US 12,020,001 B2
	Vector operation acceleration with convolution computation unit
Xiaoqian Zhang, San Jose, CA (US); Zhibin Xiao, Los Altos, CA (US); Changxu Zhang, Santa Clara, CA (US); and Renjie Chen, Mountain View, CA (US)
Assigned to Moffett International Co., Limited, Hong Kong (HK)
Filed by MOFFETT INTERNATIONAL CO., LIMITED, Hong Kong (HK)
Filed on Apr. 3, 2023, as Appl. No. 18/130,311.
Application 18/130,311 is a continuation of application No. 17/944,772, filed on Sep. 14, 2022, granted, now 11,726,746.
Prior Publication US 2024/0086151 A1, Mar. 14, 2024
Int. Cl. G06F 7/544 (2006.01); G06F 7/50 (2006.01)

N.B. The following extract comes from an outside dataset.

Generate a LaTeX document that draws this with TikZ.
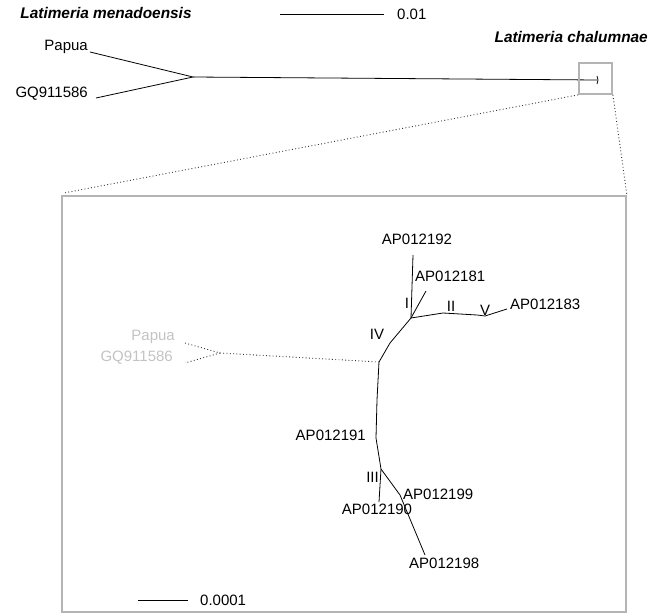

CPC G06F 7/5443 (2013.01) [G06F 7/50 (2013.01)]

18 Claims

1. A neural network accelerator, comprising:

an instruction decoder configured to decode a neural network computation instruction from a processor into a weight load control signal, an activation load control signal, and a compute control signal;

a plurality of weight selectors configured to obtain weights according to the weight load control signal, wherein the weight load control signal indicates whether to obtain the weights from a weight cache or from a weight generator;

a plurality of activation selectors configured to obtain activations or vectors from a memory according to the activation load control signal, wherein the activation load control signal indicates whether to obtain the activations or the vectors; and

a plurality of lanes of circuits, each lane of circuits being configured to:

receive the weights obtained by the plurality of weight selectors and the activations or the vectors obtained by the plurality of activation selectors,

determine whether to perform convolution operations or vector operations according to the compute control signal, and

perform the convolution operations or vector operations based on the weights and the activations or the vectors to generate output data; and

wherein the instruction decoder is further configured to, in response to the weights have a pattern, instruct the plurality of weight selectors to obtain the weights from the weight generator rather than obtaining the weights from the weight cache to reduce memory access.